Soak pumpkin seeds in plenty of water for 8 hours (up to 24 hours). The next day, rinse them well and drain completely.
In high speed blender, combine HALF the seeds with about double their volume in water (about 600ml). Blend 30 seconds on high (until very fine, no chunks visible). Using nut milk bag, strain milk into a large bowl/jug. Be sure to squeeze pulp very dry; it should resemble play-doh. Pulp can be reserved for other uses such as making crackers; freeze to store for later. Repeat with the second half of the seeds.
Let the milk sit for 15 minutes or more to let the starch settle to the bottom. Then gently pour the milk into your cooking pot. As you get to the end of the milk, pour even more slowly and hold back when you see the starchy sludge at the bottom.

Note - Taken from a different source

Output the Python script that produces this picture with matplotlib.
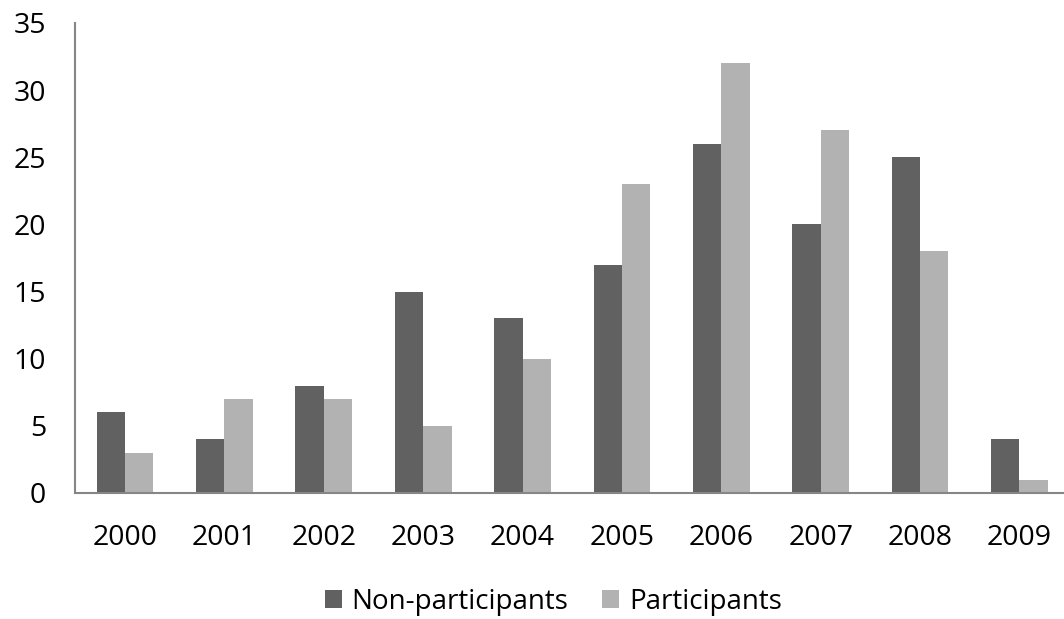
import matplotlib
matplotlib.use("Agg")
import matplotlib.pyplot as plt
import numpy as np

years = ["2000", "2001", "2002", "2003", "2004", "2005", "2006", "2007", "2008", "2009"]
non_participants = [6, 4, 8, 15, 13, 17, 26, 20, 25, 4]
participants = [3, 7, 7, 5, 10, 23, 32, 27, 18, 1]
y_ticks = [0, 5, 10, 15, 20, 25, 30, 35]

plt.rcParams["font.family"] = ["Open Sans", "DejaVu Sans"]

fig = plt.figure(figsize=(10.64, 6.19), dpi=100)
ax = fig.add_axes([0.0708, 0.2036, 0.934, 0.7593])

x = np.arange(len(years))
w = 0.2857
ax.bar(x - w / 2, non_participants, width=w, color="#616161", label="Non-participants")
ax.bar(x + w / 2, participants, width=w, color="#b2b2b2", label="Participants")

ax.set_xlim(-0.5, len(years) - 0.5)
ax.set_ylim(0, 35)
ax.set_yticks(y_ticks)
ax.set_xticks(x)
ax.set_xticklabels(years)

for side in ["top", "right"]:
    ax.spines[side].set_visible(False)
for side in ["left", "bottom"]:
    ax.spines[side].set_color("#868686")
    ax.spines[side].set_linewidth(1.5)

ax.tick_params(axis="both", length=0, labelsize=20.5, colors="black")
ax.tick_params(axis="y", pad=21)
ax.tick_params(axis="x", pad=22)

fig.legend(loc="center", bbox_to_anchor=(0.52, 0.028), ncol=2, frameon=False,
           fontsize=20, handlelength=0.62, handleheight=0.62, handletextpad=0.35,
           columnspacing=1.2)

fig.savefig("out.png", dpi=100)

Heat the raw pumpkin seed milk with a target temperature of 180°F. Keep the milk from scorching by using a flat wooden spatula to keep it moving. The milk will start to curdle at 150-160°F. Continue to heat to 180°F.
Dampen the liner of your tofu mold before placing it properly. Use a slotted spoon to ladle the curds in. Try to distribute them evenly. Use a mesh strainer to catch any smaller leftover curds. You may use the nut milk bag again when the milk is cooler to make sure no bits are left in the whey (save the whey! It makes delicious plant-based milk alternative).
If using my preferred tofu mold, simply add the pressing plate and spring top. Twist the top knob to press the tofu further, then use the vents to pour off excess liquid (save it! It's delicious!). If using a traditional tofu mold, add 5lbs of weight (or as much as desired). Chill overnight then enjoy the next day!